Understanding that the craving for more is real is the first step in understanding the role these highly palatable foods are playing in your daily intake. It is also why humans in our current environment respond so well to a regular intake of food. If the hunger hormone ghrelin is signalling EAT EAT EAT because we have eaten nothing all day and it’s 3pm, the likelihood of overeating something sweet is high. This excessive intake changes the structure of the brain and further fuels that ‘addiction’.

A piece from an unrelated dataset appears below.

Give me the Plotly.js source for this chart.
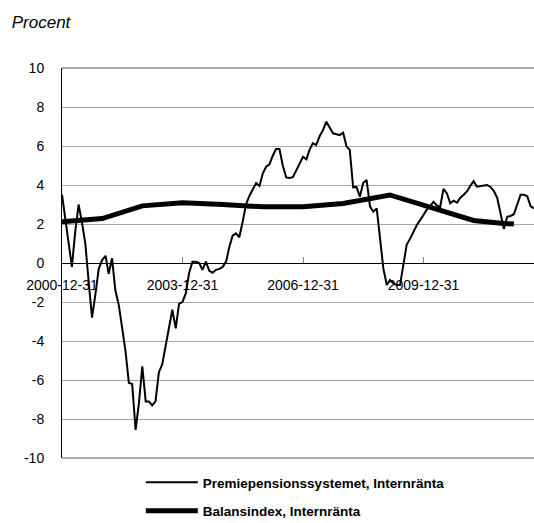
<!DOCTYPE html>
<html>
<head>
<meta charset="utf-8">
<script src="https://cdn.plot.ly/plotly-3.0.1.min.js"></script>
<style>html,body{margin:0;padding:0;background:#fff;}</style>
</head>
<body>
<div id="chart" style="width:534px;height:523px;"></div>
<script>
// Monthly series, first value at 2000-12-31
var startYear = 2000, startMonth = 12;
var ppmValues = [
  3.5, 2.2, 1.0, -0.2, 1.6, 3.0, 2.1, 1.0, -1.0, -2.8,
  -1.6, -0.3, 0.15, 0.37, -0.56, 0.24, -1.4, -2.15, -3.3, -4.5,
  -6.15, -6.2, -8.56, -7.2, -5.3, -7.1, -7.1, -7.3, -7.1, -5.6,
  -5.2, -4.2, -3.4, -2.4, -3.35, -2.1, -2.0, -1.55, -0.53, 0.07,
  0.07, 0.0, -0.35, 0.07, -0.4, -0.5, -0.35, -0.3, -0.2, 0.07,
  0.8, 1.4, 1.52, 1.32, 2.1, 3.0, 3.45, 3.8, 4.1, 3.95,
  4.6, 4.95, 5.05, 5.5, 5.85, 5.85, 5.0, 4.39, 4.36, 4.4,
  4.75, 5.1, 5.45, 5.32, 5.8, 6.15, 6.05, 6.5, 6.8, 7.25,
  6.95, 6.65, 6.6, 6.56, 6.68, 5.97, 5.8, 3.88, 3.9, 3.4,
  4.1, 4.26, 2.9, 2.63, 2.8, 1.3, -0.3, -1.13, -0.87, -1.04,
  -1.13, -1.13, 0.0, 0.95, 1.25, 1.6, 1.95, 2.2, 2.5, 2.75,
  2.9, 3.14, 2.95, 2.86, 3.8, 3.57, 3.06, 3.2, 3.1, 3.35,
  3.5, 3.68, 3.95, 4.2, 3.91, 3.95, 3.95, 4.0, 3.9, 3.7,
  3.35, 2.6, 1.75, 2.37, 2.41, 2.5, 3.0, 3.5, 3.5, 3.42,
  2.9, 2.8
];
var balansDates = ['2000-12-31','2001-12-31','2002-12-31','2003-12-31','2004-12-31',
  '2005-12-31','2006-12-31','2007-12-31','2009-02-28','2011-03-31','2011-12-31','2012-03-31'];
var balansValues = [2.12, 2.28, 2.93, 3.09, 3.0, 2.88, 2.89, 3.05, 3.49, 2.18, 2.03, 2.0];

var seriesNames = ['Premiepensionssystemet, Internränta', 'Balansindex, Internränta'];
var xTickVals = ['2000-12-31','2003-12-31','2006-12-31','2009-12-31'];
var xTickText = ['2000-12-31','2003-12-31','2006-12-31','2009-12-31'];
var yTickVals = [-10,-8,-6,-4,-2,0,2,4,6,8,10];
var yTickText = ['-10','-8','-6','-4','-2','0','2','4','6','8','10'];

function monthEnd(i) {
  var m0 = (startMonth - 1) + i;
  var y = startYear + Math.floor(m0 / 12);
  var m = (m0 % 12) + 1;
  var d = new Date(Date.UTC(y, m, 0)).getUTCDate();
  return y + '-' + (m < 10 ? '0' + m : m) + '-' + d;
}
var ppmDates = ppmValues.map(function(_, i){ return monthEnd(i); });

var sans = '"Liberation Sans", Arial, sans-serif';

var traces = [
  {x: ppmDates, y: ppmValues, type: 'scatter', mode: 'lines', name: seriesNames[0],
   legendgroup: 'a', line: {color: '#000', width: 2}},
  {x: balansDates, y: balansValues, type: 'scatter', mode: 'lines', name: seriesNames[1],
   legendgroup: 'b', line: {color: '#000', width: 5}}
];

var layout = {
  width: 534, height: 523,
  margin: {l: 62, r: 0, t: 68, b: 65, autoexpand: false},
  paper_bgcolor: '#fff', plot_bgcolor: '#fff',
  showlegend: true,
  title: {text: 'Procent', x: 0.022, xanchor: 'left', xref: 'container',
          y: 0.958, yanchor: 'middle', yref: 'container',
          font: {family: sans, size: 17, style: 'italic', color: '#000'}},
  xaxis: {
    type: 'date', range: ['2000-12-31', '2012-09-30'],
    anchor: 'free', position: 0.5,
    showline: true, linecolor: '#000', linewidth: 1,
    showgrid: false, zeroline: false,
    tickmode: 'array', tickvals: xTickVals, ticktext: xTickText,
    ticks: 'inside', ticklen: 6, tickcolor: '#888', tickwidth: 1,
    ticklabelstandoff: 9,
    tickfont: {family: sans, size: 14, color: '#000'}
  },
  yaxis: {
    range: [-10, 10], showline: true, linecolor: '#000', linewidth: 1,
    showgrid: true, gridcolor: '#a6a6a6', gridwidth: 1, zeroline: false,
    tickmode: 'array', tickvals: yTickVals, ticktext: yTickText,
    ticks: '', ticklabelstandoff: 14,
    tickfont: {family: sans, size: 14, color: '#000'}
  },
  legend: {
    x: 0.167, xanchor: 'left', y: -0.023, yanchor: 'top',
    orientation: 'v', itemwidth: 52, tracegroupgap: 8,
    font: {family: sans, size: 13.5, color: '#000', weight: 'bold'},
    bgcolor: 'rgba(0,0,0,0)'
  },
  shapes: [
    {type: 'line', xref: 'paper', yref: 'paper', x0: 0, x1: 1, y0: 1, y1: 1,
     line: {color: '#595959', width: 1}},
    {type: 'line', xref: 'paper', yref: 'paper', x0: 0, x1: 1, y0: 0, y1: 0,
     line: {color: '#595959', width: 1}}
  ]
};

Plotly.newPlot('chart', traces, layout, {displayModeBar: false, staticPlot: true});
</script>
</body>
</html>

However, if we proactively nourish ourselves with normal everyday food: 
-cereal for breakfast 
-sandwiches for lunch 
-meat and 3 veg for dinner 

​We will see the ‘addiction’ cycle reduce its grip. We are not eating in the grip of the ghrelin hormone saying EAT EAT EAT! There are 2 other parts to this argument and that is tools for dealing with stress, conflict and fatigue which I will talk to in the future. The second factor is the good the bad the ugly of carbs. I will dive deeper on this one also but while chocolate, ice cream and lollies can be technically classed as carbs, they are simple, refined carbohydrates. These flood our body’s and brain with glucose fast! This is very different to whole grains and cereals, eaten and digested with fibre which slowly release that glucose into the bloodstream. We don’t get the dopamine rush from such an intake however we have ensured survival through our regular consumption and if we just give ourselves some time we then release leptin, the satiety hormone allowing us to remain satisfied. This is a different way of eating to the reaction to stress or boredom or an argument with a colleague.


Here are a few questions to ask before the next chocolate or cheese platter:
Is this nourishing or escaping?
Am I hungry or am I craving?
Am I heading toward my goal or away from with the next mouthful?
Would I serve this amount of food to someone that I had over dinner?